Thursday, July 13, 2017

Seeing the Other Side

Image from Bishvilaych
One  of the most troubling things I have noticed over the years is the inability of people with one set of ideals to hear what people with another set of ideals are saying. It would be a far better world if we just listen to each other and try to understand where those with opposing views are coming from. There doesn’t have to be agreement. We all have our ideals and we fight for what we believe. I am certainly one of those.

But what I try to do is hear what people that disagree with me are saying and respect their views. Sometimes I can even change my views if the opposing view makes more sense to me that the one I originally had. Perhaps that’s why I often find myself straddling  a middle course on so many issues

In the course of conversation that takes place by people that comment on my posts, I rarely see that kind of understanding. Or even civility in some cases. Instead I see stridency on both sides of an issue, sometimes crossing the lines of polite discussion into venomous personal attacks.

I believe that this is one reason we do not have Achdus in Judaism - not even in Orthodoxy. As I’ve said numerous times, agreement is not the goal of Achdus.  The goal is to respect other points of view even when there is disagreement.

I bring this up in light of a discussion on Sruli Besser’s  Facebook page. It involved a discussion about how the Charedi world treats their women. Shoshana Keats Jaskoll made the following comment in a Times of Israel article dealing with breast cancer: 
In Judaism, those who make policy for the entire community are men. Men, by virtue of being men, don’t experience Judaism as women do. This is natural.
What is not natural, however, is not listening when women describe their experience and ask for change. Communal and rabbinic leaders simply do not consult with women. They don’t allow for serious input from them, and they don’t hear from them about the consequences of communal policy and priorities. Thus, women’s needs come after a long line of other considerations and as a result, policy doesn’t take them into consideration. 
Shoshanna then goes into detail about a whole host of issues where women are negatively affected because of that – including areas of womens health. This generated responses from the many on the right essentially accusing her of Charedi bashing. 

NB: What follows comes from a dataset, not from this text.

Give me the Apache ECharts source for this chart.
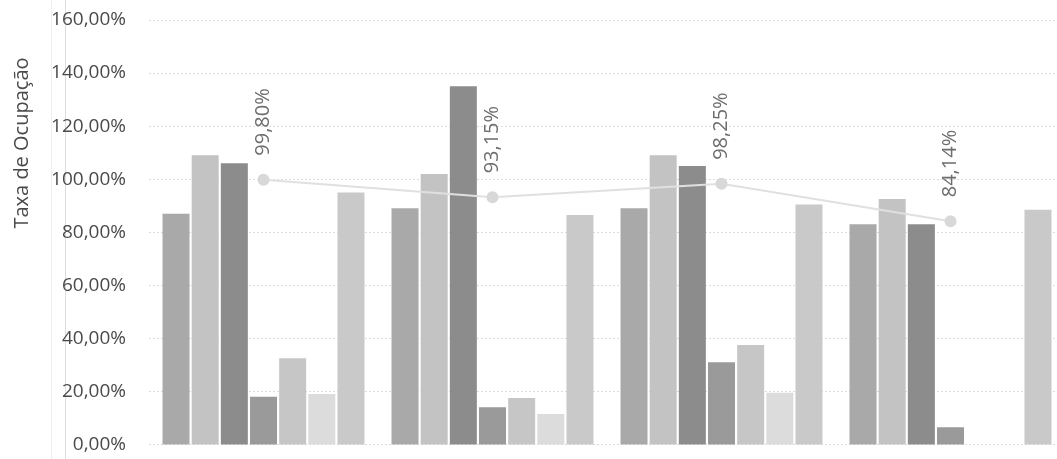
<!DOCTYPE html>
<html>
<head>
<meta charset="utf-8">
<script src="https://cdn.jsdelivr.net/npm/echarts@6/dist/echarts.min.js"></script>
<style>html,body{margin:0;padding:0;background:#fff;overflow:hidden;width:1057px;height:459px}#c{width:1065px;height:459px}</style>
</head>
<body>
<div id="c"></div>
<script>
const categories = ['1', '2', '3', '4'];
const barNames = ['S1', 'S2', 'S3', 'S4', 'S5', 'S6', 'S7'];
const s1 = [87, 89, 89, 83];
const s2 = [109, 102, 109, 92.5];
const s3 = [106, 135, 105, 83];
const s4 = [18, 14, 31, 6.5];
const s5 = [32.5, 17.5, 37.5, 0];
const s6 = [19, 11.5, 19.5, 0];
const s7 = [95, 86.5, 90.5, 88.5];
const barValues = [s1, s2, s3, s4, s5, s6, s7];
const lineValues = [99.80, 93.15, 98.25, 84.14];
const yTicks = [0, 20, 40, 60, 80, 100, 120, 140, 160];
const barColors = ['#a9a9a9', '#c3c3c3', '#8c8c8c', '#9a9a9a', '#c6c6c6', '#dcdcdc', '#c9c9c9'];

const fmt = v => v.toFixed(2).replace('.', ',') + '%';

const chart = echarts.init(document.getElementById('c'));
const series = barValues.map((vals, i) => ({
  name: barNames[i],
  type: 'bar',
  data: vals,
  barWidth: 27,
  barGap: '8%',
  itemStyle: { color: barColors[i] },
  z: 2
}));
series.push({
  name: 'Taxa',
  type: 'line',
  data: lineValues,
  symbol: 'circle',
  symbolSize: 12,
  lineStyle: { color: '#e0e0e0', width: 2 },
  itemStyle: { color: '#d8d8d8' },
  z: 5,
  label: {
    show: true,
    position: 'top',
    distance: 18,
    rotate: 90,
    align: 'left',
    verticalAlign: 'middle',
    formatter: p => fmt(p.value),
    fontFamily: 'Open Sans',
    fontSize: 20,
    color: '#6e6e6e'
  }
});

chart.setOption({
  animation: false,
  backgroundColor: '#ffffff',
  grid: { left: 149, right: 0, top: 20, bottom: 14.5, containLabel: false },
  xAxis: {
    type: 'category',
    data: categories,
    axisLine: { show: false },
    axisTick: { show: false },
    axisLabel: { show: false }
  },
  yAxis: {
    type: 'value',
    min: yTicks[0],
    max: yTicks[yTicks.length - 1],
    interval: 20,
    axisLine: { show: false },
    axisTick: { show: false },
    axisLabel: {
      formatter: v => fmt(v),
      margin: 23,
      fontFamily: 'Open Sans',
      fontSize: 19,
      color: '#4a4a4a'
    },
    splitLine: { lineStyle: { color: '#dcdcdc', type: [2, 2] } }
  },
  graphic: [
    { type: 'line', shape: { x1: 65.5, y1: 0, x2: 65.5, y2: 459 }, style: { stroke: '#dddddd', lineWidth: 1 }, silent: true },
    { type: 'line', shape: { x1: 51.5, y1: 0, x2: 51.5, y2: 459 }, style: { stroke: '#eeeeee', lineWidth: 1 }, silent: true },
    {
      type: 'text',
      x: 22, y: 143,
      rotation: Math.PI / 2,
      style: {
        text: 'Taxa de Ocupação',
        fontFamily: 'Open Sans',
        fontSize: 20,
        fill: '#4a4a4a',
        align: 'center',
        verticalAlign: 'middle'
      }
    }
  ],
  series: series
});
</script>
</body>
</html>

One can agree or disagree. But the response from both sides showed zero attempt to try to understand or see the merit of the other side. Almost everyone just promoted their own point of view without granting even the slightest bit of legitimacy to what the other side was saying.

But there was one response that didn’t do that. It came from Alex Fleksher. She is not Charedi, but has expressed views that are often consistent with the Charedi point of view. (As she did on her Cross Currents post on the movie, Wonder Woman.)

I posted an article about the reaction of these two women stating that despite their similar backgrounds their views about the movie could not be more different! Shoshanna and Alex debated their views commenting on both my blog and on Cross Currents. But then she came to a realization. I will let her speak for herself (from Sruli’s Facebook page): 
I decided to really try to look at it from her perspective. And I realized that her views on shmiras einayim (the topic of my article) and possibly tsnius in general are different than mine because of the environment that she currently lives in. She is witnessing all sorts of extremes in RBS and I'm happy go-lucky in my midwest town in the U.S where no one is saying boo to me in my jean skirt.
So I shared that with her. And she really appreciated it and from then we have had some very nice shared dialogue where we've learned more about each other and are focusing on what we agree on. It was actually quite liberating removing those labels, trying to understand the other, and start finding ways we could have a positive discourse. I truly believe Shoshanna Keats-Jaskoll has some valid takeaways from her article… 
This is what I am talking about! This is the kind of Achdus I am seeking. We need to understand what the other side is saying and respect it; learn from it; and even change our views if it make sense to us. But changing our views is not the goal of Achdus. Just appreciating where others are coming from.

If you are Charedi, then it would be helpful to look at the Hashkafos of Modern Orthodox and try and understand them. And if you are Modern Orthodox it would be just as helpful to try and understand Charedi Hashkafos. There is just too much blindness about the value of any other views other than your own.

I tend to see value in both sides of an issue - even as I see problems in both. I know that the great Centrist  leader,  Rav Aharon Lichtenstein respected great Charedi leaders like Rav Yitzchok Hutner and Rav Sholmo Zalman Auerbach. I believe the reverse is true as well. Even though they disagreed Hashkafically.

I only wish there were more leaders like them today. Unfortunately I think the trend is away from that as the world of Orthodoxy becomes more polarized than ever. That is clearly reflected in the discussion that took place on Sruli’s Facebook page as it is almost daily between people commenting on my posts.

My hat is off to both Alex Fleksher and Shoshanna Keats Jaskoll  (who said ‘you’re such a mensch’ after reading Alex’s  lengthy comment from which I excerpted above). If we could all do that, Achdus may actually be possible some day.